By
Cindy Abole
Public Relations
For centuries, Greeks and
people from other Mediterranean cultures have prized olive oil for its
use in cooking, fuel, and culinary and medicinal medicine. Olive oil
makes a positive impact on health and offers other benefits such as
lowering the risk of heart disease and cancer as well as preventive
effects for people diagnosed with diabetes and other illnesses.
Dr. Ashley Cowart
These findings are of
special interest to biochemist L. Ashley Cowart, Ph.D., and her
colleagues. Cowart, assistant professor in the Department of
Biochemistry and Molecular Biology, has focused her research on
characterizing how saturated fat affects sphingolipid metabolism in
diabetes and the metabolic syndrome since 2005. Sphingolipids are a
class of lipid molecules that have been shown to regulate signaling
pathways that mediate cell growth, cell death and cell aging.
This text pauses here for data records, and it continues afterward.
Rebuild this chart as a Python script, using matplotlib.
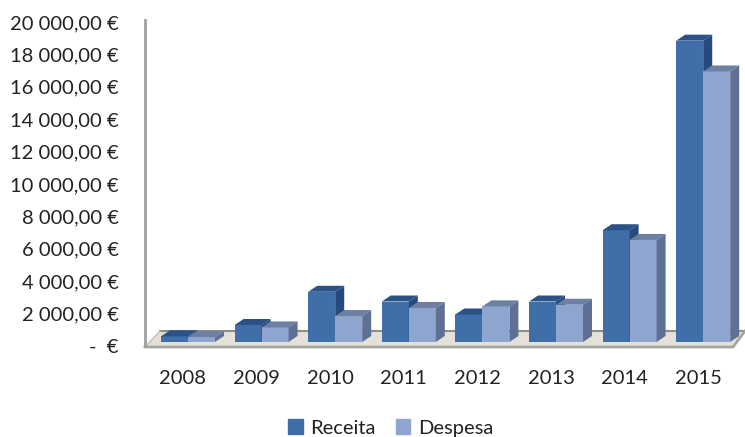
import numpy as np
import matplotlib.pyplot as plt
from matplotlib.patches import Polygon, Patch

plt.rcParams['font.family'] = ['Lato', 'DejaVu Sans']

years = ['2008', '2009', '2010', '2011', '2012', '2013', '2014', '2015']
receita = [350, 1050, 3100, 2500, 1700, 2500, 6900, 18600]
despesa = [300, 900, 1600, 2100, 2200, 2300, 6300, 16700]
ticks = list(range(0, 20001, 2000))
tick_labels = ['-  €'] + [f'{t // 1000} 000,00 €' for t in ticks[1:]]

W, H = 745, 437
px_x = 73.6       # one category, in pixels
px_y = 16.2 / 1000  # one euro, in pixels

fig = plt.figure(figsize=(W / 100, H / 100), dpi=100)
ax = fig.add_axes([145 / W, (H - 346) / H, 600 / W, 326 / H])
ax.set_xlim(-43 / px_x, (745 - 188) / px_x)
ax.set_ylim(0, 326 / px_y)

width = 27 / px_x
dx = 9 / px_x
dy = 6 / px_y
base = 4 / px_y


def bar3d(x, val, front, top, side):
    ax.bar(x, val, width, bottom=base, color=front, align='edge', zorder=3)
    y1 = base + val
    ax.add_patch(Polygon([(x, y1), (x + dx, y1 + dy), (x + width + dx, y1 + dy), (x + width, y1)],
                         color=top, lw=0, zorder=3))
    ax.add_patch(Polygon([(x + width, base), (x + width + dx, base + dy), (x + width + dx, y1 + dy), (x + width, y1)],
                         color=side, lw=0, zorder=3))


# floor
y_front = -1 / px_y
y_back = 15 / px_y
floor = [(-43 / px_x, y_front), (-28 / px_x, y_back), (557 / px_x, y_back), (545 / px_x, y_front)]
ax.add_patch(Polygon(floor, facecolor='#e6e1d6', edgecolor='none', zorder=1, clip_on=False))
ax.plot([-28 / px_x, 557 / px_x], [y_back, y_back], color='#8f8f88', lw=1.5, zorder=2, clip_on=False)
ax.plot([-43 / px_x, 545 / px_x, 557 / px_x], [y_front, y_front, y_back], color='#a6a6a0', lw=2, zorder=2, clip_on=False)
ax.plot([-43 / px_x, -28 / px_x], [y_front, y_back], color='#c0c0b8', lw=1, zorder=2, clip_on=False)

for i in range(len(years)):
    bar3d(i - width, receita[i], '#3f6ea8', '#2b5286', '#264a7c')
    bar3d(i, despesa[i], '#8ea5cf', '#6d7fa3', '#5f7096')

# year labels sit a little left of the bars in the reference
ax.set_xticks([i - 5 / px_x for i in range(len(years))])
ax.set_xticklabels(years, fontsize=14.5, color='#222222')
ax.set_yticks(ticks)
ax.set_yticklabels(tick_labels, fontsize=14.5, color='#222222')
ax.tick_params(axis='x', length=0, pad=17)
ax.tick_params(axis='y', length=0, pad=19)

for s in ['top', 'right', 'bottom']:
    ax.spines[s].set_visible(False)
ax.spines['left'].set_color('#a0a0a0')
ax.spines['left'].set_linewidth(2)
ax.patch.set_alpha(0)

handles = [Patch(color='#3f6ea8', label='Receita'), Patch(color='#8ea5cf', label='Despesa')]
fig.legend(handles=handles, loc='center', bbox_to_anchor=(391 / W, (H - 428) / H), ncol=2, frameon=False,
           fontsize=14.5, handlelength=0.7, handleheight=0.7, handletextpad=0.4, columnspacing=1.0,
           labelcolor='#222222')

fig.savefig('out.png', dpi=100)
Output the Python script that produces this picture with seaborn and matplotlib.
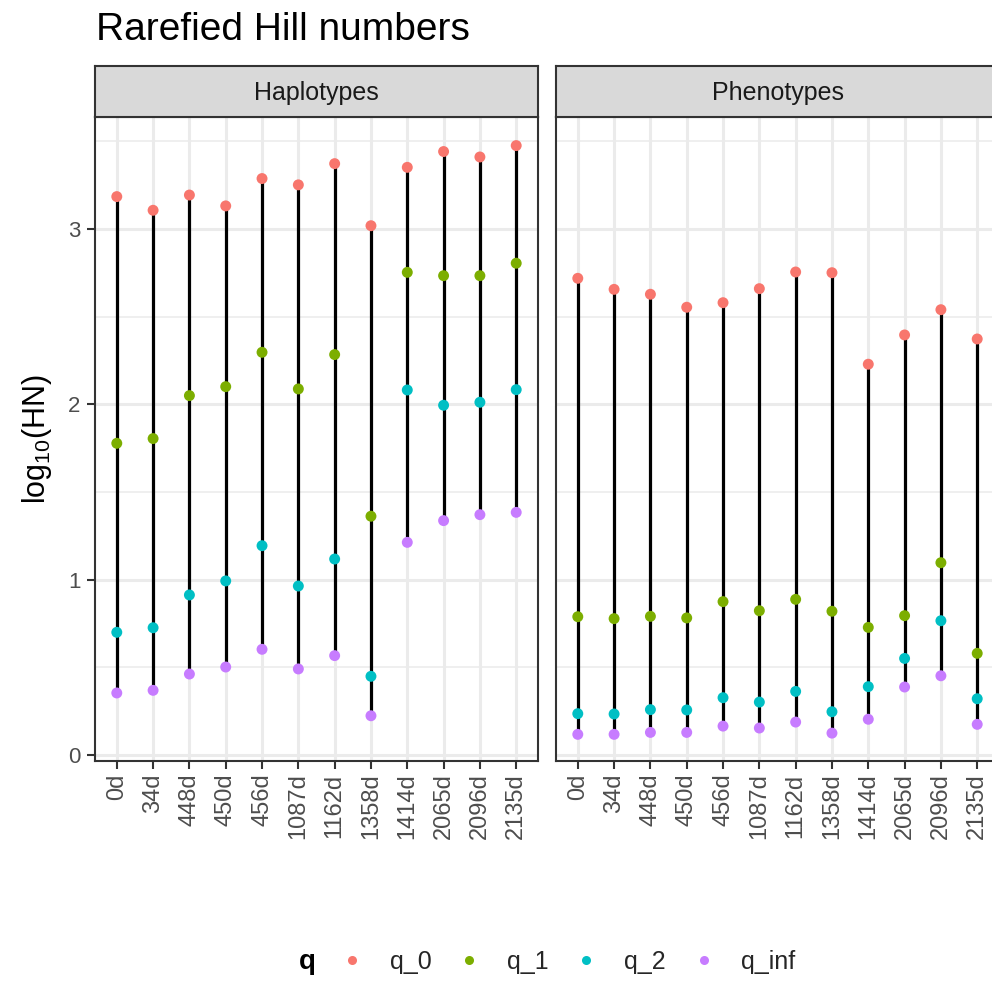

Specifically, the sphingolipid ceramide has been shown to cause insulin
resistance in muscle cells.
In 2009, Cowart and Wei Hu, Ph.D., broadened the scope of her research
to investigate not only how saturated fats drive ceramide synthesis,
but how unsaturated fats, specifically oleate, can prevent ceramide
synthesis. Her findings were published in the Journal of Biological
Chemistry and in an editorial comment on the Nature Publishing Group's
Lipodomics Gateway April 27.
For this project, Cowart's
team aimed to determine how fats regulate ceramide synthesis and
insulin resistance and the role this process might play in Type 2
diabetes. She found that while saturated fat increased ceramides and
caused insulin resistance, oleate could completely block ceramide
generation that resulted from saturated fat, and this prevented
saturated fat-induced insulin resistance.
"While monounsaturated
fats such as oleate benefit human health in multiple ways, this work
demonstrated that perhaps one of the most important benefits could be
the prevention of insulin resistance that would result from a diet high
in saturated fat," said Cowart.
According to Cowart, the
prevention of ceramide production may serve as a key mechanism by which
dietary oleate benefits human health. She and her team are currently
evaluating mice-fed diets that reflect different fatty acid
compositions to determine ceramide production levels and
obesity-induced insulin resistance. Based on these models, a diet high
in saturated fats (including palmitate, which occurs at high levels in
dairy) produces high insulin resistance compared to a diet high in
monounsaturated fats, including oleate. According to Cowart, the body
can make fatty acid, but dietary fat serves important roles in health
and disease.
Olive oil is composed of
up to 80 percent monounsaturated fatty acids and other natural
antioxidants that resist oxidation better than polyunsaturates. Other
beneficial effects of monounsaturated fatty acids include helping to
keep the body's high-density lipid protein (HDL) or good cholesterol
levels up and low-density lipid protein (LDL) or bad cholesterol down.
Cowart's research will
promote further study in the mouse-diet induced obesity model aimed at
understanding the impact of dietary fat on tissues including the liver,
heart and adipose. Her work is funded through the Department of
Veterans affairs and also supported by a Center for Biomedical Research
Excellence grant, which allowed her to collaborate with others
including specialists at MUSC's Lipidomics Core Facility. This facility
allowed her team to conduct lipid measurements using cutting-edge
high-throughput mass spectrometry methodology.